[Given exercise]
Below is a listing; write it out exactly and drop any images from it.

** start of Data lines **

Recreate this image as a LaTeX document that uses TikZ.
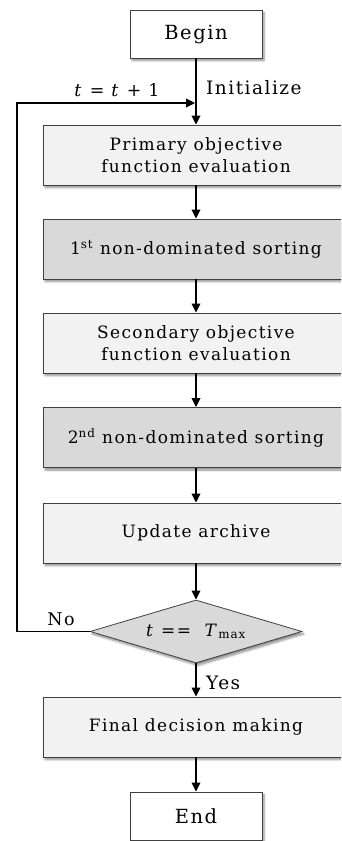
\documentclass[tikz,border=0pt]{standalone}
\usepackage{fontspec}
\setmainfont{DejaVu Serif}[LetterSpace=8]
\usetikzlibrary{shapes.geometric,shadows.blur,arrows.meta}
\definecolor{lightbox}{HTML}{F2F2F2}
\definecolor{darkbox}{HTML}{D9D9D9}
\definecolor{edge}{HTML}{404040}
\begin{document}
\begin{tikzpicture}[x=1pt,y=1pt,
  base/.style={draw=edge, line width=0.8pt, align=center, inner sep=0pt,
    blur shadow={shadow xshift=2pt, shadow yshift=-2.5pt, shadow blur steps=6, shadow opacity=45},
    font=\fontsize{17}{22}\selectfont},
  term/.style={base, fill=white, minimum width=132pt, minimum height=48pt, font=\fontsize{19.5}{22}\selectfont},
  lbox/.style={base, fill=lightbox, minimum width=306pt, minimum height=60pt},
  dbox/.style={base, fill=darkbox, minimum width=306pt, minimum height=60pt},
  decide/.style={base, diamond, fill=darkbox, aspect=3.36, minimum width=212pt, minimum height=63pt},
  flow/.style={line width=1.8pt, -{Triangle[length=9pt,width=8.5pt]}},
  lab/.style={font=\fontsize{18.5}{20}\selectfont, inner sep=0pt}
]
\useasboundingbox (0,0) rectangle (341,-841);
\clip (0,0) rectangle (341,-841);
\node[term] (begin) at (196,-34) {Begin};
\node[lbox] (p1) at (196,-155) {Primary objective\\function evaluation};
\node[dbox] (s1) at (196,-249) {1\textsuperscript{st} non-dominated sorting};
\node[lbox] (p2) at (196,-343) {Secondary objective\\function evaluation};
\node[dbox] (s2) at (196,-437.5) {2\textsuperscript{nd} non-dominated sorting};
\node[lbox] (ua) at (196,-533) {Update archive};
\node[decide] (dia) at (196,-631.5) {\textit{t} ==~ \textit{T}\textsubscript{max}};
\node[lbox] (fd) at (196,-727) {Final decision making};
\node[term] (end) at (196,-816) {End};

\coordinate (join) at (196,-103);
\coordinate (cl) at (17,-631.5);
\coordinate (tl) at (17,-103);

\draw[flow] (begin) -- (p1);
\draw[flow] (p1) -- (s1);
\draw[flow] (s1) -- (p2);
\draw[flow] (p2) -- (s2);
\draw[flow] (s2) -- (ua);
\draw[flow] (ua) -- (dia);
\draw[flow] (dia) -- (fd);
\draw[flow] (fd) -- (end);
\draw[flow, shorten >=0.9pt] (dia.west) -- (cl) -- (tl) -- (join);

\node[lab, font=\fontsize{17.5}{20}\selectfont] (lt) at (117,-90) {\textit{t} = \textit{t} + 1};
\node[lab, anchor=west] (li) at (206,-88) {Initialize};
\node[lab, font=\fontsize{17.5}{20}\selectfont] (lno) at (61,-619) {No};
\node[lab, anchor=west] (lyes) at (206,-683) {Yes};
\end{tikzpicture}
\end{document}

** end of Data lines **

[The reply]
Recreate this image as a LaTeX document that uses TikZ.
\documentclass[tikz,border=0pt]{standalone}
\usepackage{fontspec}
\setmainfont{DejaVu Serif}[LetterSpace=8]
\usetikzlibrary{shapes.geometric,shadows.blur,arrows.meta}
\definecolor{lightbox}{HTML}{F2F2F2}
\definecolor{darkbox}{HTML}{D9D9D9}
\definecolor{edge}{HTML}{404040}
\begin{document}
\begin{tikzpicture}[x=1pt,y=1pt,
  base/.style={draw=edge, line width=0.8pt, align=center, inner sep=0pt,
    blur shadow={shadow xshift=2pt, shadow yshift=-2.5pt, shadow blur steps=6, shadow opacity=45},
    font=\fontsize{17}{22}\selectfont},
  term/.style={base, fill=white, minimum width=132pt, minimum height=48pt, font=\fontsize{19.5}{22}\selectfont},
  lbox/.style={base, fill=lightbox, minimum width=306pt, minimum height=60pt},
  dbox/.style={base, fill=darkbox, minimum width=306pt, minimum height=60pt},
  decide/.style={base, diamond, fill=darkbox, aspect=3.36, minimum width=212pt, minimum height=63pt},
  flow/.style={line width=1.8pt, -{Triangle[length=9pt,width=8.5pt]}},
  lab/.style={font=\fontsize{18.5}{20}\selectfont, inner sep=0pt}
]
\useasboundingbox (0,0) rectangle (341,-841);
\clip (0,0) rectangle (341,-841);
\node[term] (begin) at (196,-34) {Begin};
\node[lbox] (p1) at (196,-155) {Primary objective\\function evaluation};
\node[dbox] (s1) at (196,-249) {1\textsuperscript{st} non-dominated sorting};
\node[lbox] (p2) at (196,-343) {Secondary objective\\function evaluation};
\node[dbox] (s2) at (196,-437.5) {2\textsuperscript{nd} non-dominated sorting};
\node[lbox] (ua) at (196,-533) {Update archive};
\node[decide] (dia) at (196,-631.5) {\textit{t} ==~ \textit{T}\textsubscript{max}};
\node[lbox] (fd) at (196,-727) {Final decision making};
\node[term] (end) at (196,-816) {End};

\coordinate (join) at (196,-103);
\coordinate (cl) at (17,-631.5);
\coordinate (tl) at (17,-103);

\draw[flow] (begin) -- (p1);
\draw[flow] (p1) -- (s1);
\draw[flow] (s1) -- (p2);
\draw[flow] (p2) -- (s2);
\draw[flow] (s2) -- (ua);
\draw[flow] (ua) -- (dia);
\draw[flow] (dia) -- (fd);
\draw[flow] (fd) -- (end);
\draw[flow, shorten >=0.9pt] (dia.west) -- (cl) -- (tl) -- (join);

\node[lab, font=\fontsize{17.5}{20}\selectfont] (lt) at (117,-90) {\textit{t} = \textit{t} + 1};
\node[lab, anchor=west] (li) at (206,-88) {Initialize};
\node[lab, font=\fontsize{17.5}{20}\selectfont] (lno) at (61,-619) {No};
\node[lab, anchor=west] (lyes) at (206,-683) {Yes};
\end{tikzpicture}
\end{document}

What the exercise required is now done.